Backer explained how the program works, “We have secured staff from the Mayo Clinic to provide TTS training, and these trainings occur throughout the state a couple of times a year, paid for through our grant funding. This TTS training enhances confidence in addressing tobacco use with patients. A cessation grant component includes guidance for Electronic Health Record (EHR) documentation and how to utilize tobacco data. The EHR drives and supports a streamlined and sustainable tobacco treatment workflow in health systems. Our program currently supports 20 grantees; last fiscal year, 13,500 individuals received a visit with a TTS. We have TTS in various regions throughout the state but have areas with great need and want to expand tobacco treatment services. We often rely on word of mouth, which limits our reach.” Quitting tobacco has a positive impact on communities’ residents’ physical and fiscal health.

In addition, over the past 2+ years, attention shifted to COVID-19 and pandemic-related needs, impacting the program and tobacco cessation efforts. Workforce fatigue, staff turnover and competing priorities are also barriers. NDDoH Tobacco Prevention and Control Program-funded grantees and partners have been key partners in promoting tobacco treatment services and making referrals to the North Dakota quit-line, NDQuits. Backer added, “Currently, our grantees refer over 95% of the quit-line referrals. Unfortunately, the number of tobacco users who access the quit-line is less than 2 percent. To reach more tobacco users, we engage more health care professionals to become a TTS and offer tobacco treatment interventions. The additional local resources improve access to services and increase quit attempts.”

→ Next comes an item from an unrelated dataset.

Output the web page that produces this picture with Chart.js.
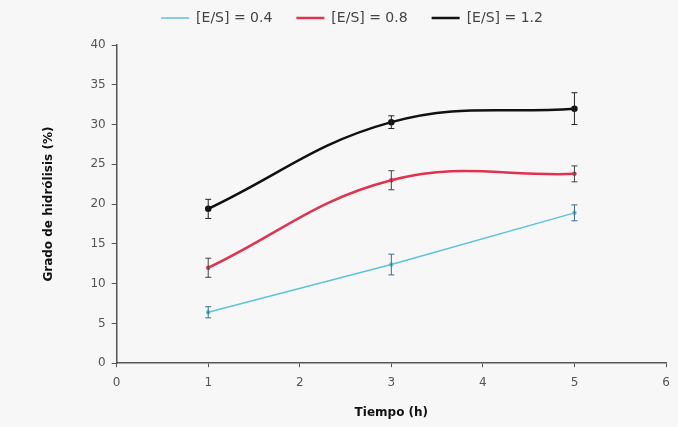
<!DOCTYPE html>
<html>
<head>
<meta charset="utf-8">
<script src="https://cdn.jsdelivr.net/npm/chart.js@4"></script>
<style>
  html, body { margin: 0; padding: 0; background: #f7f7f7; }
  #wrap { width: 678px; height: 427px; }
</style>
</head>
<body>
<div id="wrap"><canvas id="chart" width="678" height="427"></canvas></div>
<script>
// hours
const tiempo = [1, 3, 5];

// degree of hydrolysis (%) per enzyme/substrate ratio
const es04 = [6.4, 12.4, 18.9];
const es08 = [12.0, 23.0, 23.8];
const es12 = [19.4, 30.3, 32.0];

// error bars (+/-)
const err04 = [0.7, 1.3, 1.0];
const err08 = [1.2, 1.2, 1.0];
const err12 = [1.2, 0.8, 2.0];

const seriesLabels = ['[E/S] = 0.4', '[E/S] = 0.8', '[E/S] = 1.2'];

function toPoints(ys) {
  return tiempo.map((x, i) => ({ x: x, y: ys[i] }));
}

// draws vertical error bars with small caps
const errorBars = {
  id: 'errorBars',
  afterDatasetsDraw(chart) {
    const ctx = chart.ctx;
    const xs = chart.scales.x;
    const ys = chart.scales.y;
    chart.data.datasets.forEach(ds => {
      ctx.save();
      ctx.strokeStyle = ds.errColor;
      ctx.lineWidth = 1;
      ds.data.forEach((p, i) => {
        const e = ds.errors[i];
        const px = xs.getPixelForValue(p.x);
        const top = ys.getPixelForValue(p.y + e);
        const bot = ys.getPixelForValue(p.y - e);
        ctx.beginPath();
        ctx.moveTo(px, top);
        ctx.lineTo(px, bot);
        ctx.moveTo(px - 3, top);
        ctx.lineTo(px + 3, top);
        ctx.moveTo(px - 3, bot);
        ctx.lineTo(px + 3, bot);
        ctx.stroke();
      });
      ctx.restore();
    });
  }
};

// keep the legend band a fixed height so the plot starts where the original does
const legendHeight = {
  id: 'legendHeight',
  beforeInit(chart) {
    const fit = chart.legend.fit;
    chart.legend.fit = function () {
      fit.call(this);
      this.height = 58;
    };
  }
};

const ctx = document.getElementById('chart').getContext('2d');
new Chart(ctx, {
  type: 'line',
  data: {
    datasets: [
      {
        label: seriesLabels[0],
        data: toPoints(es04),
        errors: err04,
        errColor: '#3a6f8a',
        borderColor: '#5cc4d6',
        backgroundColor: '#3a6f8a',
        borderWidth: 1.5,
        pointRadius: 1.5,
        tension: 0
      },
      {
        label: seriesLabels[1],
        data: toPoints(es08),
        errors: err08,
        errColor: '#444',
        borderColor: '#e0334f',
        backgroundColor: '#e0334f',
        borderWidth: 2.5,
        pointRadius: 1,
        tension: 0.4
      },
      {
        label: seriesLabels[2],
        data: toPoints(es12),
        errors: err12,
        errColor: '#222',
        borderColor: '#111',
        backgroundColor: '#111',
        borderWidth: 2.5,
        pointRadius: 2,
        tension: 0.4
      }
    ]
  },
  options: {
    responsive: false,
    animation: false,
    layout: { padding: { left: 38, right: 12, top: -13, bottom: 3 } },
    plugins: {
      legend: {
        position: 'top',
        labels: {
          usePointStyle: true,
          pointStyle: 'line',
          pointStyleWidth: 28,
          boxHeight: 2,
          padding: 24,
          color: '#444',
          font: { family: 'DejaVu Sans', size: 14 }
        }
      },
      tooltip: { enabled: false }
    },
    scales: {
      x: {
        type: 'linear',
        min: 0,
        max: 6,
        ticks: { stepSize: 1, color: '#555', padding: 8, font: { family: 'DejaVu Sans', size: 12 } },
        grid: { drawOnChartArea: false, drawTicks: true, tickLength: 4, color: '#555' },
        border: { color: '#555', width: 1.5 },
        title: { display: true, text: 'Tiempo (h)', color: '#111', padding: { top: 8 }, font: { family: 'DejaVu Sans', size: 12, weight: 'bold' } }
      },
      y: {
        min: 0,
        max: 40,
        ticks: { stepSize: 5, color: '#555', padding: 6, font: { family: 'DejaVu Sans', size: 12 } },
        grid: { drawOnChartArea: false, drawTicks: true, tickLength: 5, color: '#555' },
        border: { color: '#555', width: 1.5 },
        title: { display: true, text: 'Grado de hidrólisis (%)', color: '#111', padding: { bottom: 28 }, font: { family: 'DejaVu Sans', size: 12, weight: 'bold' } }
      }
    }
  },
  plugins: [errorBars, legendHeight]
});
</script>
</body>
</html>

Backer concluded, “I am most proud of the 60,000 TTS visits we have offered through our program since 2017. These tobacco treatment interventions would not be possible without the program funding, resources and our trained team of cessation experts.”

If you are interested in learning more about the cessation grant or want to become a TTS, please contact Kara Backer at The next TTS training opportunity is in October.

* Commercial tobacco – such as cigarettes, spit or smokeless tobacco, vapes, and synthetic nicotine – differs from traditional tobacco used by Indigenous communities for ceremonial and medicinal purposes. Commercial tobacco manufacturing includes adding harmful chemicals and manipulating nicotine levels to make these products more addictive.